Failing to comply with the MGT-14 filing requirements can lead to severe penalties, as demonstrated by the case of Yuva Nidhi Company Limited. This guide will explain the importance of MGT-14 filing, the potential consequences of non-compliance, and how you can ensure your company avoids such pitfalls.
Q1: What is the MGT-14 filing and why is it important?
A1: The MGT-14 filing is a requirement under section 117 read with section 179 of the Companies Act, 2013. It involves the filing of specified board resolutions, such as the approval of the Board Report by the Board of Directors. Failure to comply with this requirement can lead to significant penalties, highlighting the importance of adhering to these regulations.
Q2: What happened in the case of Yuva Nidhi Company Limited?
A2: Yuva Nidhi Company Limited failed to file the e-form MGT-14 in respect to the approval of the Board Report by the Board of Directors for the fiscal years 2014-15 to 2018-19. This non-compliance led to the imposition of a penalty by the Ministry of Corporate Affairs (MCA), demonstrating the strict enforcement of these regulations.
Q3: What are the consequences of non-compliance with MGT-14 filing?
A3: Non-compliance with MGT-14 filing can lead to severe penalties. As per Section 117(2) of the Companies Act, 2013, a company that fails to file the required resolution or agreement is liable to a penalty of ten thousand rupees and, in case of continuing failure, a further penalty of one hundred rupees for each day after the first during which such failure continues, subject to a maximum of two lakh rupees. Every officer of the company who is in default is also liable to a similar penalty.
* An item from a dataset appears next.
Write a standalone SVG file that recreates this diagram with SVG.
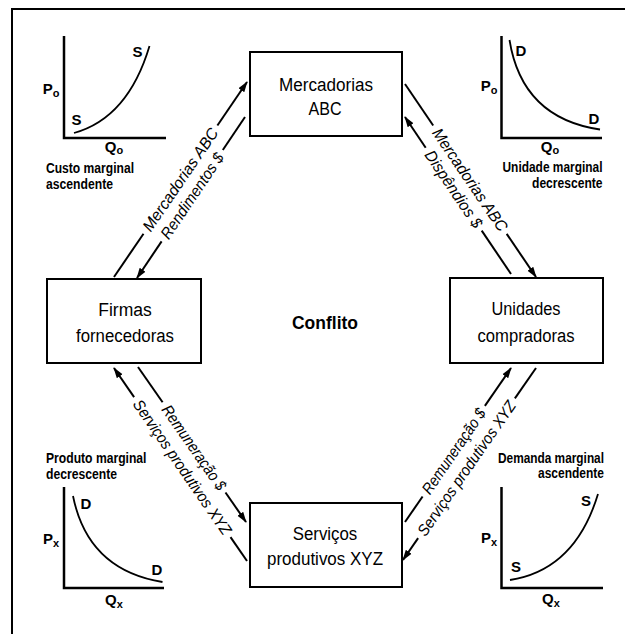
<svg xmlns="http://www.w3.org/2000/svg" width="625" height="634" viewBox="0 0 625 634">
<defs>
<marker id="ah" markerUnits="userSpaceOnUse" markerWidth="11" markerHeight="8" refX="10" refY="4" orient="auto">
<path d="M0,0.5 L11,4 L0,7.5 z" fill="#000"/>
</marker>
<style>
.box{fill:#fff;stroke:#000;stroke-width:2}
.bt{font-family:"Liberation Sans",Arial,sans-serif;font-size:18px;text-anchor:middle;fill:#000}
.ct{font-family:"Liberation Sans",Arial,sans-serif;font-size:19px;font-weight:bold;text-anchor:middle;fill:#000}
.ln{stroke:#000;stroke-width:2;fill:none}
.arr{stroke:#000;stroke-width:2;fill:none;marker-end:url(#ah)}
.dt{font-family:"Liberation Sans",Arial,sans-serif;font-size:16px;font-style:italic;text-anchor:middle;dominant-baseline:central;fill:#000}
.ax{stroke:#000;stroke-width:2.5;fill:none}
.cv{stroke:#000;stroke-width:1.8;fill:none}
.sl{font-family:"Liberation Sans",Arial,sans-serif;font-size:14px;font-weight:bold;fill:#000}
.cl{font-family:"Liberation Sans",Arial,sans-serif;font-size:15px;font-weight:bold;text-anchor:middle;fill:#000}
.frame{stroke:#000;stroke-width:2;fill:none}
</style>
</defs>
<rect width="625" height="634" fill="#fff"/>
<path class="frame" d="M12,634 L12,9 L625,9"/>

<g id="chart-tl">
<path class="ax" d="M64,36 L64,138 L166,138"/>
<path class="cv" d="M74,133 Q128,118 149.5,46"/>
<text class="cl" x="137.5" y="57">S</text>
<text class="cl" x="76.5" y="125">S</text>
<text class="cl" x="51" y="94">P<tspan font-size="11" dy="3">o</tspan></text>
<text class="cl" x="114" y="152">Q<tspan font-size="11" dy="2">o</tspan></text>
<text class="sl" x="46" y="173" textLength="88" lengthAdjust="spacingAndGlyphs">Custo marginal</text>
<text class="sl" x="46" y="189" textLength="67" lengthAdjust="spacingAndGlyphs">ascendente</text>
</g>

<g id="chart-tr">
<path class="ax" d="M501.5,36 L501.5,138 L602,138"/>
<path class="cv" d="M509.5,40 Q522,118 600,129.5"/>
<text class="cl" x="521" y="56">D</text>
<text class="cl" x="594" y="124">D</text>
<text class="cl" x="489" y="91">P<tspan font-size="11" dy="3">o</tspan></text>
<text class="cl" x="550" y="152">Q<tspan font-size="11" dy="2">o</tspan></text>
<text class="sl" x="602.5" y="172" text-anchor="end" textLength="100" lengthAdjust="spacingAndGlyphs">Unidade marginal</text>
<text class="sl" x="602.5" y="188" text-anchor="end" textLength="70.5" lengthAdjust="spacingAndGlyphs">decrescente</text>
</g>

<g id="chart-bl">
<path class="ax" d="M64,487 L64,588 L164,588"/>
<path class="cv" d="M73,496 Q88,570 162.5,582"/>
<text class="cl" x="86" y="509">D</text>
<text class="cl" x="157" y="575">D</text>
<text class="cl" x="51" y="544">P<tspan font-size="11" dy="3">x</tspan></text>
<text class="cl" x="114" y="605">Q<tspan font-size="11" dy="3">x</tspan></text>
<text class="sl" x="46" y="463" textLength="100.5" lengthAdjust="spacingAndGlyphs">Produto marginal</text>
<text class="sl" x="46" y="479" textLength="71" lengthAdjust="spacingAndGlyphs">decrescente</text>
</g>

<g id="chart-br">
<path class="ax" d="M501.5,487 L501.5,588 L603,588"/>
<path class="cv" d="M510,580 Q575,570 598,494"/>
<text class="cl" x="586" y="506">S</text>
<text class="cl" x="516" y="572">S</text>
<text class="cl" x="489" y="543">P<tspan font-size="11" dy="3">x</tspan></text>
<text class="cl" x="551" y="604">Q<tspan font-size="11" dy="3">x</tspan></text>
<text class="sl" x="604" y="463" text-anchor="end" textLength="106" lengthAdjust="spacingAndGlyphs">Demanda marginal</text>
<text class="sl" x="604" y="478" text-anchor="end" textLength="66" lengthAdjust="spacingAndGlyphs">ascendente</text>
</g>

<g id="connectors">
<line class="ln" x1="114" y1="277" x2="143.5" y2="233.7"/>
<line class="arr" x1="217.4" y1="125.5" x2="247" y2="82"/>
<line class="ln" x1="245" y1="117" x2="222.8" y2="150"/>
<line class="arr" x1="161.6" y1="241.4" x2="137" y2="278"/>
<line class="ln" x1="405" y1="84" x2="433.2" y2="125.5"/>
<line class="arr" x1="506.7" y1="233.9" x2="536" y2="277"/>
<line class="ln" x1="511" y1="274" x2="481.7" y2="230.6"/>
<line class="arr" x1="425.7" y1="147.7" x2="405" y2="117"/>
<line class="ln" x1="138" y1="367" x2="162.6" y2="402.3"/>
<line class="arr" x1="225.5" y1="492.5" x2="246" y2="522"/>
<line class="ln" x1="247" y1="561" x2="230.5" y2="537.1"/>
<line class="arr" x1="134.1" y1="397.1" x2="114" y2="368"/>
<line class="ln" x1="405" y1="522" x2="422.6" y2="496.5"/>
<line class="arr" x1="484.9" y1="405.9" x2="511" y2="368"/>
<line class="ln" x1="536" y1="368" x2="514.9" y2="398.4"/>
<line class="arr" x1="418.1" y1="538.1" x2="403" y2="560"/>

<text class="dt" x="180.4" y="179.6" transform="rotate(-55.7 180.4 179.6)" textLength="121" lengthAdjust="spacingAndGlyphs">Mercadorias ABC</text>
<text class="dt" x="192.2" y="195.7" transform="rotate(-56.1 192.2 195.7)" textLength="100" lengthAdjust="spacingAndGlyphs">Rendimentos $</text>
<text class="dt" x="470" y="179.7" transform="rotate(55.8 470 179.7)" textLength="121" lengthAdjust="spacingAndGlyphs">Mercadorias ABC</text>
<text class="dt" x="453.7" y="189.1" transform="rotate(56 453.7 189.1)" textLength="90" lengthAdjust="spacingAndGlyphs">Dispêndios $</text>
<text class="dt" x="194.1" y="447.6" transform="rotate(55.1 194.1 447.6)" textLength="100" lengthAdjust="spacingAndGlyphs">Remuneração $</text>
<text class="dt" x="182.3" y="467.1" transform="rotate(55.4 182.3 467.1)" textLength="160" lengthAdjust="spacingAndGlyphs">Serviços produtivos XYZ</text>
<text class="dt" x="453.7" y="451.2" transform="rotate(-55.5 453.7 451.2)" textLength="100" lengthAdjust="spacingAndGlyphs">Remuneração $</text>
<text class="dt" x="466.5" y="468.3" transform="rotate(-55.3 466.5 468.3)" textLength="160" lengthAdjust="spacingAndGlyphs">Serviços produtivos XYZ</text>
</g>

<g id="node-mercadorias">
<rect class="box" x="250" y="52" width="152" height="84"/>
<text class="bt" x="326" y="91" textLength="94" lengthAdjust="spacingAndGlyphs">Mercadorias</text>
<text class="bt" x="325" y="115" textLength="33" lengthAdjust="spacingAndGlyphs">ABC</text>
</g>
<g id="node-firmas">
<rect class="box" x="47" y="279" width="154" height="84"/>
<text class="bt" x="125" y="316" textLength="53.5" lengthAdjust="spacingAndGlyphs">Firmas</text>
<text class="bt" x="125" y="342" textLength="98" lengthAdjust="spacingAndGlyphs">fornecedoras</text>
</g>
<g id="node-unidades">
<rect class="box" x="450" y="278" width="153" height="85"/>
<text class="bt" x="526" y="315" textLength="69" lengthAdjust="spacingAndGlyphs">Unidades</text>
<text class="bt" x="526" y="342" textLength="97" lengthAdjust="spacingAndGlyphs">compradoras</text>
</g>
<g id="node-servicos">
<rect class="box" x="250" y="503" width="152" height="84"/>
<text class="bt" x="325" y="540" textLength="64.5" lengthAdjust="spacingAndGlyphs">Serviços</text>
<text class="bt" x="325" y="565" textLength="116" lengthAdjust="spacingAndGlyphs">produtivos XYZ</text>
</g>
<g id="conflito">
<text class="ct" x="325" y="329" textLength="66" lengthAdjust="spacingAndGlyphs">Conflito</text>
</g>
</svg>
Q4: How can companies avoid such penalties?
A4: To avoid such penalties, companies must ensure that they comply with all the requirements of the Companies Act, 2013, including the filing of e-form MGT-14 for specified board resolutions. It's crucial to have a robust compliance system in place and to seek professional advice when necessary.
Q5: What happens if a company fails to pay the imposed penalty?
A5: If a company fails to pay the imposed penalty within ninety days from the receipt of the order, it is punishable with a fine which shall not be less than twenty-five thousand rupees but which may extend to five lakhs rupees. An officer of the company who is in default and fails to pay the penalty within the same period is punishable with imprisonment which may extend to six months or with a fine which shall not be less than twenty-five thousand rupees but which may extend to one lakh rupees, or with both.
In conclusion, non-compliance with the MGT-14 filing requirements can lead to severe penalties, including financial penalties and potential imprisonment for company officers. To avoid such consequences, it's crucial to understand the requirements of the Companies Act, 2013, and to ensure that your company complies with all regulations. If in doubt, always seek professional advice to ensure your company is on the right side of the law.